Standing at the podium of the Hyatt Regency's Constellation Ballroom yesterday morning, Garland Williamson expressed his wish for the headline that would replace the ones about Baltimore's violence.
"I'd like to see the headlines say `Excellence at the Inner Harbor: seven strong, young black men,'" Williamson said.
Williamson spoke at the 10th Annual Rays of Hope Awards and Scholarship Breakfast sponsored by the group Black Professional Men. The organization awards college scholarships to young black men and honors older black men who have distinguished themselves in various careers.
Williamson, the president and chief executive officer of Information Control Systems Corporation, won BPM's 2003 "Ray of Hope in Business" award. But he chose to pay tribute to the seven scholarship recipients:
Towson High School's Robert Cooper, a shooting guard on his school's basketball team.
Anthony Patrick of Polytechnic Institute, who tutored other students in math and will major in civil engineering at the University of Maryland, College Park.
Tristan Penn, a Carver Vocational Technical High School student who graduated third in his class this month and won several drafting awards.
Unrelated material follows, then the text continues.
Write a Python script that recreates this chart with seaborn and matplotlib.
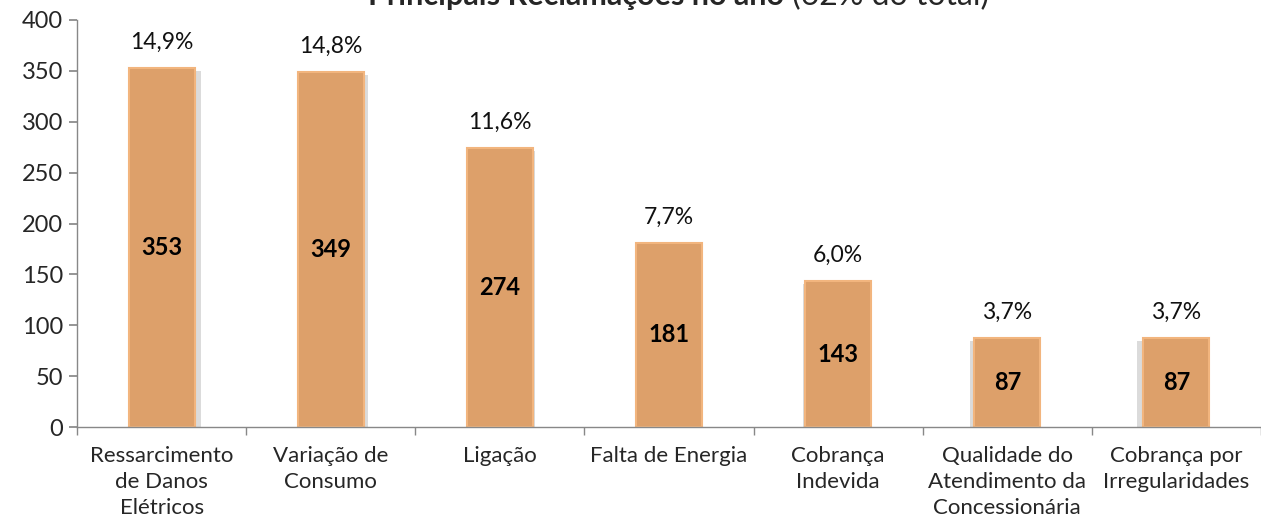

Penn was accepted at several schools, but will major in civil engineering at Morgan State University.
Dunbar High School's Lord Robinson, who was valedictorian at his elementary, middle and high schools. Robinson was accepted at Pennsylvania State University, Carnegie Mellon and Temple, but has opted to attend the Johns Hopkins University on a full scholarship.
Chance Smith, the only current college student in the group, will be a Morgan State University sophomore in September. A civil engineering major, Smith is a graduate of Walbrook High School.
City College graduate Corey Wallace was enrolled in the school's prestigious International Baccalaureate program and maintained a 4.0 grade point average. A member of City's marching band, jazz band and concert band, Wallace won several awards for his musicianship and will major in music education at Penn State.
Justin Womack of Dunbar had no grade point average lower than a 3.5 in the school's biotechnology program. Womack will be a biology major at Gettysburg College.
Each student received a $2,000 scholarship. BPM raised the money through ticket sales for the breakfast and registration fees for the Rays of Hope Golf Tournament, which was postponed to July 28 from Friday because of rain.
In addition to Williamson, the other men honored included: Lt. Gov. Michael S. Steele for government; the Rev. Hoffman F. Brown III for religion; Lenneal J. Henderson for education; Dr. Pierre Vigilance for medicine; Dwight S. Warren for community service; and George L. Russell Jr., a prominent Baltimore judge and lawyer, who received BPM's lifetime achievement award.
Most of the older speakers praised the younger men, giving additional accolades to BPM for supporting them.
"BPM is an organization that's out there in the community," Steele said, "touching lives, especially those of young black men." Steele met the scholarship recipients shortly before the breakfast began, lining up to take photos with them, the older recipients and members of BPM.
"This organization is in the right place at the right time," Steele said.
Black Professional Men was founded in 1992 by Edwin Avent, Drew Hawkins and N. Scott Phillips. Hawkins has since moved away, but Avent and Phillips still live in the area. Avent is executive vice president and chief operating officer of the Twenty-First Century Group. Phillips is a manager of IBM's minority business programs.
Seventh District Rep. Elijah E. Cummings told the group he was impressed with BPM's record of mentoring and supporting young black men.
"You give them hoping skills," Cummings said. "A lot of young men where I live, North Avenue and Madison Avenue, have no hope."
Lamar Dixon, a 1998 BPM scholarship recipient who is now a member of the group - he won the Rookie of the Year Award yesterday - echoed Cummings.
"It's crucial that young black men see what [BPM has] done and where they're from. It speaks volumes about what black men can accomplish."